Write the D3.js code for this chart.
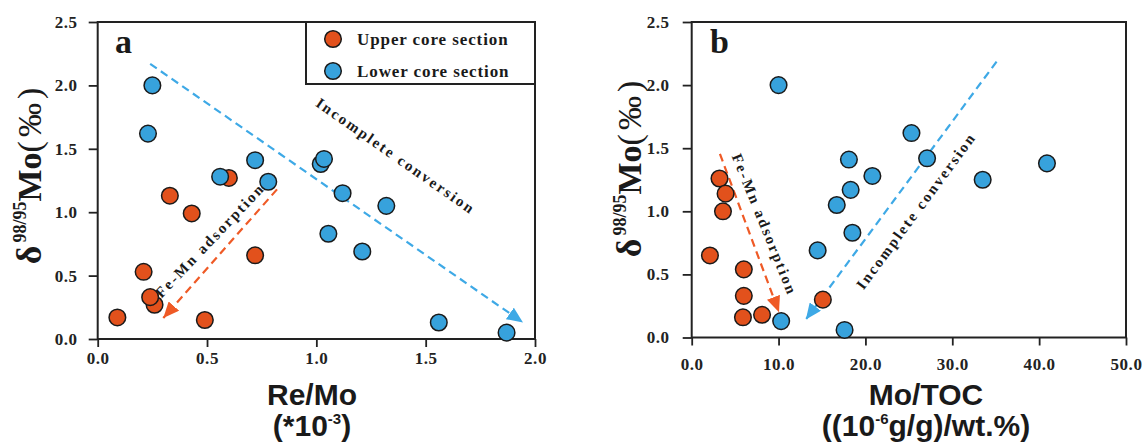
<!DOCTYPE html>
<html>
<head>
<meta charset="utf-8">
<script src="https://cdn.jsdelivr.net/npm/d3@7"></script>
<style>
  body { margin: 0; background: #fff; }
  svg { display: block; }
  .tick text { font-family: 'Times New Roman', 'Liberation Serif', serif; font-weight: bold; font-size: 17px; letter-spacing: 0.6px; fill: #222; }
  .tick line { stroke: #222; stroke-width: 1.8px; }
  .serif { font-family: 'Times New Roman', 'Liberation Serif', serif; fill: #1a1a1a; }
  .sans { font-family: Arial, 'Liberation Sans', sans-serif; font-weight: bold; fill: #1a1a1a; }
</style>
</head>
<body>
<svg id="chart" width="1148" height="446"></svg>
<script>
// data: [x, delta98/95Mo]
const upperA = [[0.09, 0.17], [0.21, 0.53], [0.26, 0.27], [0.24, 0.33], [0.49, 0.15], [0.43, 0.99], [0.72, 0.66], [0.33, 1.13], [0.60, 1.27]];
const lowerA = [[0.25, 2.00], [0.23, 1.62], [0.56, 1.28], [0.72, 1.41], [0.78, 1.24], [1.02, 1.38], [1.035, 1.42], [1.12, 1.15], [1.32, 1.05], [1.055, 0.83], [1.21, 0.69], [1.56, 0.13], [1.87, 0.05]];

const upperB = [[2.1, 0.65], [3.2, 1.26], [3.9, 1.14], [3.6, 1.00], [6.0, 0.54], [6.0, 0.33], [5.9, 0.16], [8.1, 0.18], [15.1, 0.30]];
const lowerB = [[10.0, 2.00], [10.3, 0.13], [14.5, 0.69], [16.7, 1.05], [18.5, 0.83], [17.6, 0.06], [18.1, 1.41], [18.3, 1.17], [20.8, 1.28], [25.3, 1.62], [27.1, 1.42], [33.5, 1.25], [40.9, 1.38]];

const yTicks = [0, 0.5, 1.0, 1.5, 2.0, 2.5];
const xTicksA = [0, 0.5, 1.0, 1.5, 2.0];
const xTicksB = [0, 10, 20, 30, 40, 50];

const seriesNames = ['Upper core section', 'Lower core section'];

// trend arrows [from, to] in data units
const arrowsA = [
  { from: [0.24, 2.17], to: [1.945, 0.13], kind: 'lower' },
  { from: [0.82, 1.18], to: [0.30, 0.165], kind: 'upper' },
];
const arrowsB = [
  { from: [3.25, 1.455], to: [10.05, 0.20], kind: 'upper' },
  { from: [35.1, 2.186], to: [13.14, 0.143], kind: 'lower' },
];
// arrow captions: position (data units) and angle
const notesA = [
  { text: 'Incomplete conversion', at: [1.35, 1.41], angle: 35 },
  { text: 'Fe-Mn adsorption', at: [0.53, 0.75], angle: -46.5 },
];
const notesB = [
  { text: 'Fe-Mn adsorption', at: [7.85, 0.88], angle: 68 },
  { text: 'Incomplete conversion', at: [26.3, 0.98], angle: -53.5 },
];

const fill = { upper: '#e2511c', lower: '#37a2dc' };
const dash = { upper: '#ef5a26', lower: '#3ea9e6' };

const svg = d3.select('#chart');

const defs = svg.append('defs');
['upper', 'lower'].forEach((k) => {
  defs.append('marker')
    .attr('id', `head-${k}`)
    .attr('markerUnits', 'userSpaceOnUse')
    .attr('viewBox', '0 0 16 14')
    .attr('refX', 16).attr('refY', 7)
    .attr('markerWidth', 16).attr('markerHeight', 14)
    .attr('orient', 'auto')
    .append('path')
    .attr('d', 'M0,0L16,7L0,14Z')
    .attr('fill', dash[k]);
});

function Panel(c) {
  const x = d3.scaleLinear(c.xDomain, c.xRange);
  const y = d3.scaleLinear([0, 2.5], c.yRange);
  const g = svg.append('g');

  // axes
  g.append('g')
    .attr('transform', `translate(0,${c.yRange[0]})`)
    .call(d3.axisBottom(x).tickValues(c.xTicks).tickSize(8).tickPadding(c.xPad).tickFormat(d3.format('.1f')))
    .call((s) => s.select('.domain').remove());
  g.append('g')
    .attr('transform', `translate(${c.xRange[0]},0)`)
    .call(d3.axisLeft(y).tickValues(yTicks).tickSize(9).tickPadding(c.yPad).tickFormat(d3.format('.1f')))
    .call((s) => s.select('.domain').remove());

  g.append('rect')
    .attr('x', c.xRange[0]).attr('y', c.yRange[1])
    .attr('width', c.xRange[1] - c.xRange[0])
    .attr('height', c.yRange[0] - c.yRange[1])
    .attr('fill', 'none').attr('stroke', '#222').attr('stroke-width', 2);

  // dashed trend arrows
  g.selectAll('line.trend')
    .data(c.arrows)
    .join('line')
    .classed('trend', true)
    .attr('x1', (d) => x(d.from[0])).attr('y1', (d) => y(d.from[1]))
    .attr('x2', (d) => x(d.to[0])).attr('y2', (d) => y(d.to[1]))
    .attr('stroke', (d) => dash[d.kind])
    .attr('stroke-width', 2.2)
    .attr('stroke-dasharray', '8,5')
    .attr('marker-end', (d) => `url(#head-${d.kind})`);

  g.selectAll('text.note')
    .data(c.notes)
    .join('text')
    .attr('class', 'note serif')
    .attr('text-anchor', 'middle')
    .attr('font-weight', 'bold')
    .attr('font-size', 15)
    .attr('letter-spacing', 2.2)
    .attr('transform', (d) => `translate(${x(d.at[0])},${y(d.at[1])}) rotate(${d.angle})`)
    .text((d) => d.text);

  // points, upper first so lower sits on top
  const pts = [...c.upper.map((p) => ({ p, k: 'upper' })), ...c.lower.map((p) => ({ p, k: 'lower' }))];
  g.selectAll('circle.pt')
    .data(pts)
    .join('circle')
    .classed('pt', true)
    .attr('cx', (d) => x(d.p[0]))
    .attr('cy', (d) => y(d.p[1]))
    .attr('r', 8.3)
    .attr('fill', (d) => fill[d.k])
    .attr('stroke', '#1a1a1a')
    .attr('stroke-width', 1.5);

  // panel letter
  g.append('text')
    .attr('class', 'serif')
    .attr('x', c.letterPos[0]).attr('y', c.letterPos[1])
    .attr('font-weight', 'bold').attr('font-size', 34)
    .text(c.letter);

  // y title
  const yt = g.append('text')
    .attr('class', 'serif')
    .attr('text-anchor', 'middle')
    .attr('font-weight', 'bold')
    .attr('transform', `translate(${c.yTitle[0]},${c.yTitle[1]}) rotate(-90)`);
  yt.append('tspan').attr('font-size', 36).text('δ');
  yt.append('tspan').attr('font-size', 18).attr('dx', 3).attr('dy', -15).text('98/95');
  yt.append('tspan').attr('font-size', 34).attr('dy', 15).text('Mo');
  yt.append('tspan').attr('font-size', 34).attr('font-weight', 'normal').attr('letter-spacing', 4).text('(‰)');

  // x title
  const [l1, l2] = c.xTitle;
  g.append('text')
    .attr('class', 'sans')
    .attr('text-anchor', 'middle')
    .attr('x', c.xTitlePos[0]).attr('y', c.xTitlePos[1])
    .attr('font-size', 30)
    .text(l1);
  const t2 = g.append('text')
    .attr('class', 'sans')
    .attr('text-anchor', 'middle')
    .attr('x', c.xTitlePos[0]).attr('y', c.xTitlePos[1] + 31)
    .attr('font-size', 30);
  t2.append('tspan').text(l2[0]);
  t2.append('tspan').attr('font-size', 15).attr('dy', -12).text(l2[1]);
  t2.append('tspan').attr('dy', 12).text(l2[2]);

  return { x, y, g };
}

Panel({
  xDomain: [0, 2], xRange: [97.7, 535], yRange: [339, 22],
  xTicks: xTicksA, xPad: 5, yPad: 11,
  upper: upperA, lower: lowerA, arrows: arrowsA, notes: notesA,
  letter: 'a', letterPos: [115, 53],
  yTitle: [41, 174],
  xTitle: ['Re/Mo', ['(*10', '-3', ')']], xTitlePos: [312, 405],
});

Panel({
  xDomain: [0, 50], xRange: [691.7, 1126], yRange: [337.5, 22],
  xTicks: xTicksB, xPad: 12, yPad: 13,
  upper: upperB, lower: lowerB, arrows: arrowsB, notes: notesB,
  letter: 'b', letterPos: [710, 53],
  yTitle: [641, 167],
  xTitle: ['Mo/TOC', ['((10', '-6', 'g/g)/wt.%)']], xTitlePos: [926, 405],
});

// legend (panel a)
const legend = svg.append('g');
legend.append('rect')
  .attr('x', 306).attr('y', 22).attr('width', 229).attr('height', 62)
  .attr('fill', '#fff').attr('stroke', '#222').attr('stroke-width', 2);
const items = legend.selectAll('g.item')
  .data(seriesNames)
  .join('g')
  .attr('transform', (d, i) => `translate(333,${39 + i * 32})`);
items.append('circle')
  .attr('r', 8.3)
  .attr('fill', (d, i) => (i === 0 ? fill.upper : fill.lower))
  .attr('stroke', '#1a1a1a').attr('stroke-width', 1.5);
items.append('text')
  .attr('class', 'serif')
  .attr('x', 24).attr('y', 6)
  .attr('font-weight', 'bold').attr('font-size', 17).attr('letter-spacing', 0.9)
  .text((d) => d);
</script>
</body>
</html>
:::::
Every line from the start of the listing above through the line with "0.13], [1.87, 0.05]];" should be repeated exactly; skip the pictures and add nothing else.

Write the D3.js code for this chart.
<!DOCTYPE html>
<html>
<head>
<meta charset="utf-8">
<script src="https://cdn.jsdelivr.net/npm/d3@7"></script>
<style>
  body { margin: 0; background: #fff; }
  svg { display: block; }
  .tick text { font-family: 'Times New Roman', 'Liberation Serif', serif; font-weight: bold; font-size: 17px; letter-spacing: 0.6px; fill: #222; }
  .tick line { stroke: #222; stroke-width: 1.8px; }
  .serif { font-family: 'Times New Roman', 'Liberation Serif', serif; fill: #1a1a1a; }
  .sans { font-family: Arial, 'Liberation Sans', sans-serif; font-weight: bold; fill: #1a1a1a; }
</style>
</head>
<body>
<svg id="chart" width="1148" height="446"></svg>
<script>
// data: [x, delta98/95Mo]
const upperA = [[0.09, 0.17], [0.21, 0.53], [0.26, 0.27], [0.24, 0.33], [0.49, 0.15], [0.43, 0.99], [0.72, 0.66], [0.33, 1.13], [0.60, 1.27]];
const lowerA = [[0.25, 2.00], [0.23, 1.62], [0.56, 1.28], [0.72, 1.41], [0.78, 1.24], [1.02, 1.38], [1.035, 1.42], [1.12, 1.15], [1.32, 1.05], [1.055, 0.83], [1.21, 0.69], [1.56, 0.13], [1.87, 0.05]];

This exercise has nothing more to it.